I grew up in an old farmhouse with a front room stacked with books. There were gazeteers and encyclopaedias and old atlases, many of them dating from decades before I was born. Maps of the world dripped with Imperial British red on countries whose names are now an Imperial anachronism – The Gold Coast and Ceylon, Rhodesia and British Honduras, Tanganyika and British Guiana. They were from an age when, for the average person, the names on an atlas plate would be the closest they would ever get.
There were other names too, ones which remains on the maps of today. The Sea of Okhotsk and Lake Superior, Bass Strait and Mt Elbrus, the Sargasso Sea and the Lesser Antilles. Exotic names scrawled off the patchwork quilt of countries and the flat blue of the sea.
Another name? The Atlas Mountains, a ridge of peaks erupting from the Sahara Desert to run towards the Mediterranean Sea along the spine of Morocco, and then into Algeria and Tunisia. Another name spied on old plates and maps. And a place I never imagined I’d get to see with my own eyes.
In 2014, I spent a week in Morocco, travelling from the Mediterranean port of Tangier to the hilltop town of Chefchaouen, the old imperial capital of Fes, and down to Marrakech, a city that’s become a byword for exotic travel.
Marrakech is only a few hours away from the Atlas Mountains. Many hotels offer day trips – or weekend trips – that take you from the city out through the parched plains and over the mountains and sometimes taking you into the arid expanse of the Sahara Desert. (This trip was booked via our hotel, the Riad El Faran)
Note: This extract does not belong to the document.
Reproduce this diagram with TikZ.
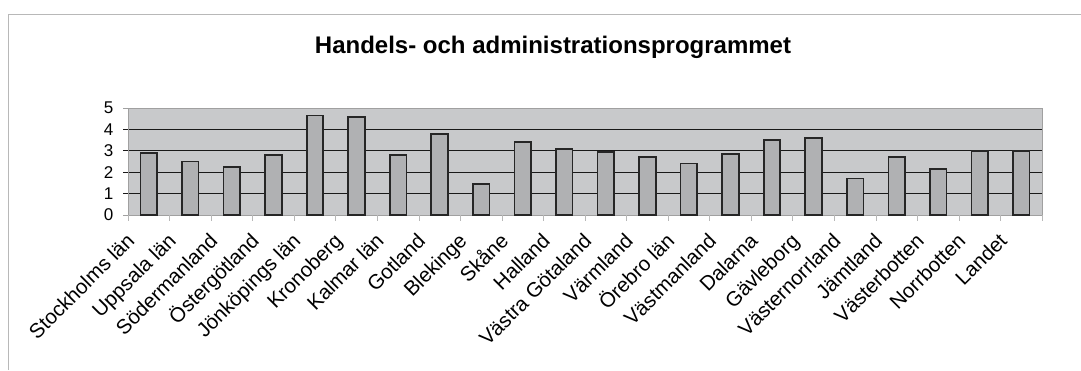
\documentclass[tikz,border=0pt]{standalone}
\usepackage{fontspec}
\setmainfont{Liberation Sans}
\usetikzlibrary{positioning}
\definecolor{plotgray}{RGB}{200,201,203}
\definecolor{bargray}{RGB}{176,177,179}
\definecolor{framegray}{RGB}{184,184,184}
\definecolor{edgegray}{RGB}{160,160,160}

\begin{document}
\begin{tikzpicture}
[
    x=1pt, y=-1pt,
    title_text/.style={font=\fontsize{24}{28}\selectfont\bfseries, inner sep=0pt, anchor=base},
    y_label/.style={font=\fontsize{17}{20}\selectfont, inner sep=0pt, anchor=east},
    cat_label/.style={font=\fontsize{20.5}{24}\selectfont, inner sep=0pt, xshift=-13pt, yshift=-27pt, rotate=45, anchor=base east},
    bar_box/.style={draw=black!85, fill=bargray, line width=1.7pt},
    grid_line/.style={draw=black!90, line width=1pt},
]
    \useasboundingbox (0,0) rectangle (1081,370);
    \draw[framegray, line width=1pt] (8,370) -- (8,14) -- (1081,14);
    \node[title_text] (title) at (553,53) {Handels- och administrationsprogrammet};
    \begin{scope}[shift={(128,215)}, x=41.55pt, y=21.4pt]
        \fill[plotgray] (0,0) rectangle (22,5);
        \draw[grid_line] (0,1) -- (22,1);
        \draw[grid_line] (0,2) -- (22,2);
        \draw[grid_line] (0,3) -- (22,3);
        \draw[grid_line] (0,4) -- (22,4);
        \draw[edgegray, line width=1pt] (0,0) rectangle (22,5);
        \draw[edgegray, line width=0.8pt] (-0.12,0) -- (0,0);
        \draw[black!90, line width=0.8pt] (-0.12,1) -- (0,1);
        \draw[black!90, line width=0.8pt] (-0.12,2) -- (0,2);
        \draw[black!90, line width=0.8pt] (-0.12,3) -- (0,3);
        \draw[black!90, line width=0.8pt] (-0.12,4) -- (0,4);
        \draw[edgegray, line width=0.8pt] (-0.12,5) -- (0,5);
        \foreach \k in {0,...,22}
            \draw[framegray, line width=0.7pt] (\k,0) -- (\k,-0.3);
        \node[y_label] (y0) at (-0.35,0) {0};
        \node[y_label] (y1) at (-0.35,1) {1};
        \node[y_label] (y2) at (-0.35,2) {2};
        \node[y_label] (y3) at (-0.35,3) {3};
        \node[y_label] (y4) at (-0.35,4) {4};
        \node[y_label] (y5) at (-0.35,5) {5};
        \draw[bar_box] (0.3,0) rectangle (0.7,2.9);
        \draw[bar_box] (1.3,0) rectangle (1.7,2.5);
        \draw[bar_box] (2.3,0) rectangle (2.7,2.25);
        \draw[bar_box] (3.3,0) rectangle (3.7,2.8);
        \draw[bar_box] (4.3,0) rectangle (4.7,4.65);
        \draw[bar_box] (5.3,0) rectangle (5.7,4.58);
        \draw[bar_box] (6.3,0) rectangle (6.7,2.8);
        \draw[bar_box] (7.3,0) rectangle (7.7,3.8);
        \draw[bar_box] (8.3,0) rectangle (8.7,1.45);
        \draw[bar_box] (9.3,0) rectangle (9.7,3.4);
        \draw[bar_box] (10.3,0) rectangle (10.7,3.1);
        \draw[bar_box] (11.3,0) rectangle (11.7,2.95);
        \draw[bar_box] (12.3,0) rectangle (12.7,2.7);
        \draw[bar_box] (13.3,0) rectangle (13.7,2.4);
        \draw[bar_box] (14.3,0) rectangle (14.7,2.85);
        \draw[bar_box] (15.3,0) rectangle (15.7,3.5);
        \draw[bar_box] (16.3,0) rectangle (16.7,3.6);
        \draw[bar_box] (17.3,0) rectangle (17.7,1.7);
        \draw[bar_box] (18.3,0) rectangle (18.7,2.7);
        \draw[bar_box] (19.3,0) rectangle (19.7,2.15);
        \draw[bar_box] (20.3,0) rectangle (20.7,3.0);
        \draw[bar_box] (21.3,0) rectangle (21.7,3.0);
        \node[cat_label] (c1) at (0.5,0) {Stockholms län};
        \node[cat_label] (c2) at (1.5,0) {Uppsala län};
        \node[cat_label] (c3) at (2.5,0) {Södermanland};
        \node[cat_label] (c4) at (3.5,0) {Östergötland};
        \node[cat_label] (c5) at (4.5,0) {Jönköpings län};
        \node[cat_label] (c6) at (5.5,0) {Kronoberg};
        \node[cat_label] (c7) at (6.5,0) {Kalmar län};
        \node[cat_label] (c8) at (7.5,0) {Gotland};
        \node[cat_label] (c9) at (8.5,0) {Blekinge};
        \node[cat_label] (c10) at (9.5,0) {Skåne};
        \node[cat_label] (c11) at (10.5,0) {Halland};
        \node[cat_label] (c12) at (11.5,0) {Västra Götaland};
        \node[cat_label] (c13) at (12.5,0) {Värmland};
        \node[cat_label] (c14) at (13.5,0) {Örebro län};
        \node[cat_label] (c15) at (14.5,0) {Västmanland};
        \node[cat_label] (c16) at (15.5,0) {Dalarna};
        \node[cat_label] (c17) at (16.5,0) {Gävleborg};
        \node[cat_label] (c18) at (17.5,0) {Västernorrland};
        \node[cat_label] (c19) at (18.5,0) {Jämtland};
        \node[cat_label] (c20) at (19.5,0) {Västerbotten};
        \node[cat_label] (c21) at (20.5,0) {Norrbotten};
        \node[cat_label] (c22) at (21.5,0) {Landet};
    \end{scope}
\end{tikzpicture}
\end{document}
Earlier that year I found a stash of photos of Morocco in a London junk shop – they turned out to have been taken by the photographer who shot the photographs for John Lennon’s ‘Imagine’. Some of the images were clearly taken around the Atlas Mountains, and the landscape appears to have changed little in the intervening 40 years.
Our driver picked us up on the edge of the Marrakech city walls and we headed across the dusty farmland towards the distant peaks of the High Atlas. Here, the Atlas peaks descend less severely than in some part of the range, and a metalled road climbs steadily up through the alpine scenery. There are pine trees and greenery. You would have no idea you’re within sight of the edge of the Sahara.
As the elevation rises the greenery disappears. The peaks are bare stone and as the road bends you catch a glimpse of valleys choked with green, the ribbons of snowmelt that allow vegetation to thrive.
The air is cool but not too crisp; it’s May, and the full searing heat of a North African summer is just around the corner. Even at the top of the peaks, any scenic point has its share of hawkers, tables full of rock samples heaped with iridescent fragments. At one point there’s even a hut emblazoned with Coca-Cola signs; Atlanta’s finest gets everywhere.
The steady declines into the Saharan side of the range brings us closer to the edges of Africa’s greatest desert; the Sahara. And one old settlement is regarded as the desert’s gateway – Ait Benhaddou.
You’ll have seen it on screen and TV; the cluster of fortified kasbahs has graced movies including ‘Gladiator’ and ‘Kingdom of Heaven’, standing in for countless other cities of the ancient world. Made from traditional bricks, the city was a stop on several caravan routes. Now it’s a springboard from which to explore the enormous expanses of the desert.
Ait Benhaddou sits on a rise above oasis vegetation and, in May at least, a dry riverbed. You climb into a warren of streets,with phalanxes of seller with everything from rugs to art to leather (all at a selling pitch much less than the souks of Marrakech). At the very top is a granary, giving a commanding view of the ancient fort and the surrounding countryside – and the Sahara, that spreads almost endlessly to the east. You can see the whole thing in little more than an hour, before you head for lunch at one of the nearby restaurants and begin the journey back to Marrakech.
All of the images here were taken on a Pentax ES II, and mostly with an SMC Takumar 28/3.5 lens. The old Pentax Takumars are incredible lenses, and the 28mm focal length allows you to pack a lot of the world into the frame. That’s a good choice for a place like Ait Benhaddou, rising out of the durst under that enormous African sky.